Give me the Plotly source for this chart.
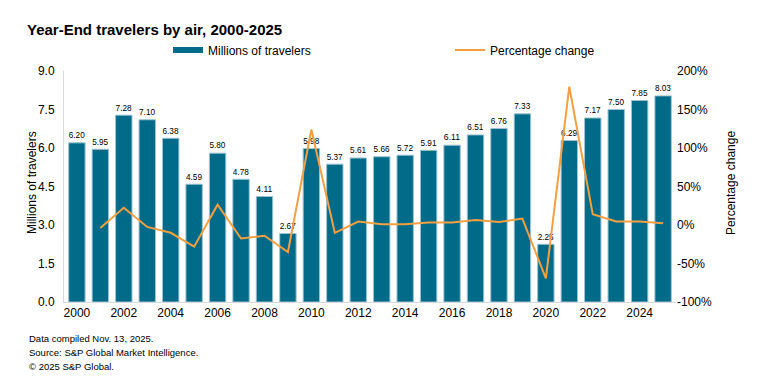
import plotly.graph_objects as go

years = list(range(2000, 2026))
travelers = [6.20, 5.95, 7.28, 7.10, 6.38, 4.59, 5.80, 4.78, 4.11, 2.67, 5.98, 5.37, 5.61,
             5.66, 5.72, 5.91, 6.11, 6.51, 6.76, 7.33, 2.25, 6.29, 7.17, 7.50, 7.85, 8.03]
pct_years = list(range(2001, 2026))
pct_change = [-4.0, 22.4, -2.5, -10.1, -28.1, 26.4, -17.6, -14.0, -35.0, 124.0, -10.2, 4.5,
              0.9, 1.1, 3.3, 3.4, 6.5, 3.8, 8.4, -69.3, 179.6, 14.0, 4.6, 4.7, 2.3]
left_ticks = [0, 1.5, 3, 4.5, 6, 7.5, 9]
right_ticks = [-100, -50, 0, 50, 100, 150, 200]

# page body has an 8px margin; work in page pixels and convert
OFF = 8
W, H = 764 - OFF, 384 - OFF
L, R, T, B = 64 - OFF, 676 - OFF, 71 - OFF, 302 - OFF
PW, PH = R - L, B - T


def cx(px):
    return (px - OFF) / W


def cy(py):
    return 1 - (py - OFF) / H


def px_x(px):
    return (px - OFF - L) / PW


def px_y(py):
    return (B - (py - OFF)) / PH


BAR_COLOR = "#006A89"
font = "Liberation Sans, Arial, sans-serif"
fig = go.Figure()
fig.add_trace(go.Bar(
    x=years, y=travelers, name="Millions of travelers",
    marker=dict(color=BAR_COLOR, line=dict(color="#9CC3D2", width=1)),
    text=[f"{v:.2f}" for v in travelers], textposition="outside",
    textfont=dict(size=10, color="#000000", family=font), cliponaxis=False,
    showlegend=False))
# legend entry drawn as a wide flat swatch, like the reference
fig.add_trace(go.Scatter(
    x=[None], y=[None], name="Millions of travelers", mode="lines",
    line=dict(color=BAR_COLOR, width=6), legend="legend", hoverinfo="skip"))
fig.add_trace(go.Scatter(
    x=pct_years, y=pct_change, name="Percentage change", mode="lines",
    line=dict(color="#F2A041", width=2), yaxis="y2", legend="legend2"))

fig.update_layout(
    width=W, height=H, paper_bgcolor="white", plot_bgcolor="white",
    margin=dict(l=L, r=W - R, t=T, b=H - B, autoexpand=False),
    font=dict(family=font, size=12, color="#000000"),
    title=dict(text="<b>Year-End travelers by air, 2000-2025</b>", x=cx(27), xanchor="left",
               xref="container", yref="container", y=cy(30), yanchor="middle",
               font=dict(size=15, family=font)),
    bargap=0.3, showlegend=True,
    xaxis=dict(range=[1999.45, 2025.55], tickmode="array", tickvals=list(range(2000, 2026, 2)),
               showgrid=False, showline=True, linecolor="#D9D9D9", ticks="",
               tickfont=dict(size=12), automargin=False),
    yaxis=dict(range=[0, 9], tickvals=left_ticks, ticktext=[f"{v:.1f}" for v in left_ticks],
               showgrid=False, showline=True, linecolor="#D9D9D9", zeroline=False,
               ticks="outside", ticklen=6, tickcolor="rgba(0,0,0,0)", automargin=False,
               tickfont=dict(size=12)),
    yaxis2=dict(range=[-100, 200], tickvals=right_ticks,
                ticktext=[f"{v}%" for v in right_ticks],
                overlaying="y", side="right", showgrid=False, automargin=False,
                showline=False, zeroline=False, tickfont=dict(size=12)),
    legend=dict(x=cx(168), y=cy(50), xref="container", yref="container",
                xanchor="left", yanchor="middle", orientation="h", itemwidth=30,
                font=dict(size=12), bgcolor="rgba(0,0,0,0)"),
    legend2=dict(x=cx(450), y=cy(50), xref="container", yref="container",
                 xanchor="left", yanchor="middle", orientation="h", itemwidth=30,
                 font=dict(size=12), bgcolor="rgba(0,0,0,0)"),
)

# axis titles
fig.add_annotation(text="Millions of travelers", xref="paper", yref="paper",
                   x=px_x(32), y=px_y(183), xanchor="center", yanchor="middle",
                   textangle=-90, showarrow=False, font=dict(size=12, family=font))
fig.add_annotation(text="Percentage change", xref="paper", yref="paper",
                   x=px_x(731), y=px_y(183), xanchor="center", yanchor="middle",
                   textangle=-90, showarrow=False, font=dict(size=12, family=font))

notes = ["Data compiled Nov. 13, 2025.", "Source: S&P Global Market Intelligence.",
         "\u00a9 2025 S&P Global."]
for i, t in enumerate(notes):
    fig.add_annotation(text=t, xref="paper", yref="paper", x=px_x(27), xanchor="left",
                       y=px_y(338 + i * 14), yanchor="middle",
                       showarrow=False, font=dict(size=9.5, family=font))

fig.write_html("out.html")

□ □ □ □ □

• [Instructions for the task]:
Write out the full listing verbatim, excluding its pictures.

• [Expected answer]:
Give me the Plotly source for this chart.
import plotly.graph_objects as go

years = list(range(2000, 2026))
travelers = [6.20, 5.95, 7.28, 7.10, 6.38, 4.59, 5.80, 4.78, 4.11, 2.67, 5.98, 5.37, 5.61,
             5.66, 5.72, 5.91, 6.11, 6.51, 6.76, 7.33, 2.25, 6.29, 7.17, 7.50, 7.85, 8.03]
pct_years = list(range(2001, 2026))
pct_change = [-4.0, 22.4, -2.5, -10.1, -28.1, 26.4, -17.6, -14.0, -35.0, 124.0, -10.2, 4.5,
              0.9, 1.1, 3.3, 3.4, 6.5, 3.8, 8.4, -69.3, 179.6, 14.0, 4.6, 4.7, 2.3]
left_ticks = [0, 1.5, 3, 4.5, 6, 7.5, 9]
right_ticks = [-100, -50, 0, 50, 100, 150, 200]

# page body has an 8px margin; work in page pixels and convert
OFF = 8
W, H = 764 - OFF, 384 - OFF
L, R, T, B = 64 - OFF, 676 - OFF, 71 - OFF, 302 - OFF
PW, PH = R - L, B - T


def cx(px):
    return (px - OFF) / W


def cy(py):
    return 1 - (py - OFF) / H


def px_x(px):
    return (px - OFF - L) / PW


def px_y(py):
    return (B - (py - OFF)) / PH


BAR_COLOR = "#006A89"
font = "Liberation Sans, Arial, sans-serif"
fig = go.Figure()
fig.add_trace(go.Bar(
    x=years, y=travelers, name="Millions of travelers",
    marker=dict(color=BAR_COLOR, line=dict(color="#9CC3D2", width=1)),
    text=[f"{v:.2f}" for v in travelers], textposition="outside",
    textfont=dict(size=10, color="#000000", family=font), cliponaxis=False,
    showlegend=False))
# legend entry drawn as a wide flat swatch, like the reference
fig.add_trace(go.Scatter(
    x=[None], y=[None], name="Millions of travelers", mode="lines",
    line=dict(color=BAR_COLOR, width=6), legend="legend", hoverinfo="skip"))
fig.add_trace(go.Scatter(
    x=pct_years, y=pct_change, name="Percentage change", mode="lines",
    line=dict(color="#F2A041", width=2), yaxis="y2", legend="legend2"))

fig.update_layout(
    width=W, height=H, paper_bgcolor="white", plot_bgcolor="white",
    margin=dict(l=L, r=W - R, t=T, b=H - B, autoexpand=False),
    font=dict(family=font, size=12, color="#000000"),
    title=dict(text="<b>Year-End travelers by air, 2000-2025</b>", x=cx(27), xanchor="left",
               xref="container", yref="container", y=cy(30), yanchor="middle",
               font=dict(size=15, family=font)),
    bargap=0.3, showlegend=True,
    xaxis=dict(range=[1999.45, 2025.55], tickmode="array", tickvals=list(range(2000, 2026, 2)),
               showgrid=False, showline=True, linecolor="#D9D9D9", ticks="",
               tickfont=dict(size=12), automargin=False),
    yaxis=dict(range=[0, 9], tickvals=left_ticks, ticktext=[f"{v:.1f}" for v in left_ticks],
               showgrid=False, showline=True, linecolor="#D9D9D9", zeroline=False,
               ticks="outside", ticklen=6, tickcolor="rgba(0,0,0,0)", automargin=False,
               tickfont=dict(size=12)),
    yaxis2=dict(range=[-100, 200], tickvals=right_ticks,
                ticktext=[f"{v}%" for v in right_ticks],
                overlaying="y", side="right", showgrid=False, automargin=False,
                showline=False, zeroline=False, tickfont=dict(size=12)),
    legend=dict(x=cx(168), y=cy(50), xref="container", yref="container",
                xanchor="left", yanchor="middle", orientation="h", itemwidth=30,
                font=dict(size=12), bgcolor="rgba(0,0,0,0)"),
    legend2=dict(x=cx(450), y=cy(50), xref="container", yref="container",
                 xanchor="left", yanchor="middle", orientation="h", itemwidth=30,
                 font=dict(size=12), bgcolor="rgba(0,0,0,0)"),
)

# axis titles
fig.add_annotation(text="Millions of travelers", xref="paper", yref="paper",
                   x=px_x(32), y=px_y(183), xanchor="center", yanchor="middle",
                   textangle=-90, showarrow=False, font=dict(size=12, family=font))
fig.add_annotation(text="Percentage change", xref="paper", yref="paper",
                   x=px_x(731), y=px_y(183), xanchor="center", yanchor="middle",
                   textangle=-90, showarrow=False, font=dict(size=12, family=font))

notes = ["Data compiled Nov. 13, 2025.", "Source: S&P Global Market Intelligence.",
         "\u00a9 2025 S&P Global."]
for i, t in enumerate(notes):
    fig.add_annotation(text=t, xref="paper", yref="paper", x=px_x(27), xanchor="left",
                       y=px_y(338 + i * 14), yanchor="middle",
                       showarrow=False, font=dict(size=9.5, family=font))

fig.write_html("out.html")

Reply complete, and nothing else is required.